I drove through my hometown today. It's been about six years since I last was there and this was just a passing through. We didn't have time this trip to stop and visit like we prefer doing. Over the past year or so I have been working on a memoir that, naturally, features my hometown. That means that I have spent a lot of time there - in my head and memory.

Imagine my shock today when the real town was there. The town that does not look like it did in 1965 (and earlier); the town that has been through changes and disasters as well as boom and bust. I drove down the street beside my childhood home. It's not the same. It was, as I remember it, a tree-lined street all the way down the next two blocks. Today there are none of those trees. All gone. "My" backyard is now not visible from the street as tall, narrow trees block the view and it looks like a fence was there. The building that was once a high school and then my junior high, looks a little worse for wear although it is now a shopping center.

The streets seemed smaller. The yards more compact. The neighborhoods closer together. There were newer homes next to older ones. There were falling down older homes and others that were well-kept. New businesses exist and some of the older ones are still there. What had been my Dad's store is gone, replaced in town by the big chain store.

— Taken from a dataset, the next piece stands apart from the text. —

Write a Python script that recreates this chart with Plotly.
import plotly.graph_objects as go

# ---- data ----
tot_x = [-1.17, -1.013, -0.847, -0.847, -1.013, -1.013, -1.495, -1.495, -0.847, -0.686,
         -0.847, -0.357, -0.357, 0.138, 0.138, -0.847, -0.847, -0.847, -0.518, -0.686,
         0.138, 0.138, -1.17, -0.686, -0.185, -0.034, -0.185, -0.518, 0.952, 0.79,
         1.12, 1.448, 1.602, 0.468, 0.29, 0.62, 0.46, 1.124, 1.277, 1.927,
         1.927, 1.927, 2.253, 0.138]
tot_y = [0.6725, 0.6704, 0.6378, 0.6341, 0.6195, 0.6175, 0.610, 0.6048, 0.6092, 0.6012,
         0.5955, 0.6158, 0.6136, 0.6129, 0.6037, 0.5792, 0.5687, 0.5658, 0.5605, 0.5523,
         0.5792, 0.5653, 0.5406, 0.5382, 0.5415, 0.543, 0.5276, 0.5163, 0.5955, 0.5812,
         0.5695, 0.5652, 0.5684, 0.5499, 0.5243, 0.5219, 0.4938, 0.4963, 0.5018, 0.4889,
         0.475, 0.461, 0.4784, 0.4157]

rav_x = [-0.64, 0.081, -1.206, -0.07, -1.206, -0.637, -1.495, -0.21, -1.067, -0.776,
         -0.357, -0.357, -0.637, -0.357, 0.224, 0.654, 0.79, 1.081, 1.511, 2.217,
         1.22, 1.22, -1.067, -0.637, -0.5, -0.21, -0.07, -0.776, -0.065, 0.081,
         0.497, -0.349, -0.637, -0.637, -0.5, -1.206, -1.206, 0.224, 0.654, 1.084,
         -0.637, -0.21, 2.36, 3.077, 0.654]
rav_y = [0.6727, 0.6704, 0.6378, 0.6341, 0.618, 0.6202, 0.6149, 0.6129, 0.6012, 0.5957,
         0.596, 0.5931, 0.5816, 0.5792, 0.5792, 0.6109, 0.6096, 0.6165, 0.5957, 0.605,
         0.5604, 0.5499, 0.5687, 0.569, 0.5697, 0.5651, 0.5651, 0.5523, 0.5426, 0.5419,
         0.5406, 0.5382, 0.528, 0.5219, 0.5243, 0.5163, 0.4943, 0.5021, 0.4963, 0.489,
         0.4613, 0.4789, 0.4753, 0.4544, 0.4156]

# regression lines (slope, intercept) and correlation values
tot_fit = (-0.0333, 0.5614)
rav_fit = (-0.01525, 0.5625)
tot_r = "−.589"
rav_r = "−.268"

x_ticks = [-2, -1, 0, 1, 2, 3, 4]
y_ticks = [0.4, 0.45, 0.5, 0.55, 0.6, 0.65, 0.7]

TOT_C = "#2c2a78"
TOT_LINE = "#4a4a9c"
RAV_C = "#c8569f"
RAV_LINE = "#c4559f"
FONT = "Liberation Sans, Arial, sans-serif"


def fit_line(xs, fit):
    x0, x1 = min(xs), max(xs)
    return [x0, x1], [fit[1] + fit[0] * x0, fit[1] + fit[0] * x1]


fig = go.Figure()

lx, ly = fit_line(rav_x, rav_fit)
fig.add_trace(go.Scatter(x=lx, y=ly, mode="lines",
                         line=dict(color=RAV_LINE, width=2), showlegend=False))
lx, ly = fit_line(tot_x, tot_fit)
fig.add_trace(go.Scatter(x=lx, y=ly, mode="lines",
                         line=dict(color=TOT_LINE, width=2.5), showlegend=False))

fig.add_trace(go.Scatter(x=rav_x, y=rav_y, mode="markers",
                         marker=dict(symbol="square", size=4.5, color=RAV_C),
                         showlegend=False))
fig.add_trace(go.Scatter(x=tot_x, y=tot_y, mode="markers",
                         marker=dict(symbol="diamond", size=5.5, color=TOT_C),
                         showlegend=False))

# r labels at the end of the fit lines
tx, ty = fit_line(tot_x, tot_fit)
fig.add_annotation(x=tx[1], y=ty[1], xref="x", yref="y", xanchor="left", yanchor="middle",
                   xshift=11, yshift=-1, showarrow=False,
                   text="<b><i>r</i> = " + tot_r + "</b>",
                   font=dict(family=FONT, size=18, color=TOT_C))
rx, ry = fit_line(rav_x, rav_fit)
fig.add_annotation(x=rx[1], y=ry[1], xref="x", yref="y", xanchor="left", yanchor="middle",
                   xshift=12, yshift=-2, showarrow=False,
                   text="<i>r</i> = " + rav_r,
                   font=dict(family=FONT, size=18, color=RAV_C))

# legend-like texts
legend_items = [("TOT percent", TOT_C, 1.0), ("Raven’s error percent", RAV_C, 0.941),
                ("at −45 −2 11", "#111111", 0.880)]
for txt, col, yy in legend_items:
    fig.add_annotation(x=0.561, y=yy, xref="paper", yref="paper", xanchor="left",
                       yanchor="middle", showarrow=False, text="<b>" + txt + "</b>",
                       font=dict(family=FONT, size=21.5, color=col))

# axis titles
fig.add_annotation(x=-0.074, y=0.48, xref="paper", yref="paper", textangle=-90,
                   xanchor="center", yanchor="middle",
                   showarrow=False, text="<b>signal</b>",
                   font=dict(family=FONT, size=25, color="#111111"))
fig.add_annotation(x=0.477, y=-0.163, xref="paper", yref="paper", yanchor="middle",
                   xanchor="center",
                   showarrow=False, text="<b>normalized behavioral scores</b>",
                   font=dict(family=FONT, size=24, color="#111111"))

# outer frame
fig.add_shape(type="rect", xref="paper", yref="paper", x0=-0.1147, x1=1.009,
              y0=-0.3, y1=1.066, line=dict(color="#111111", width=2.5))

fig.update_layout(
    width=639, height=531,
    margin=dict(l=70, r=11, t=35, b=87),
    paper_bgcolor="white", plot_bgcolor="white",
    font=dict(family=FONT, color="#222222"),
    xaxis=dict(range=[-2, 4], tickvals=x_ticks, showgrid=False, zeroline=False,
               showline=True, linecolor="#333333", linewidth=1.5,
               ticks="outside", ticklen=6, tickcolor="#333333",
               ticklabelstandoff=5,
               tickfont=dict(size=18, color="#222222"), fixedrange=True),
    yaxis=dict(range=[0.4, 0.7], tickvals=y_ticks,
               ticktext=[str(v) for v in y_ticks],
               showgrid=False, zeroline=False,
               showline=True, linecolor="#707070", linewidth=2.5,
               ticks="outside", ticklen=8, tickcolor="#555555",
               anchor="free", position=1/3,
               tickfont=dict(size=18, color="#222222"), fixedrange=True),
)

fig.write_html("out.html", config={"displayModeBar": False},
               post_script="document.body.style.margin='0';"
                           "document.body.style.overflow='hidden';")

No, it is not the place that was my hometown. That place was left behind a long, long time ago. At first I felt sad. But then I realized that even more recent places and memories exist only in the past. We can learn from them, build on them, but we cannot live there.

The town that was my hometown is now someone else's hometown. Over 45 years of high school students have gone through, including the children of family and friends. I am not part of that town and have not been for over 30 years.

That's okay! It was what it was, and for that I am grateful.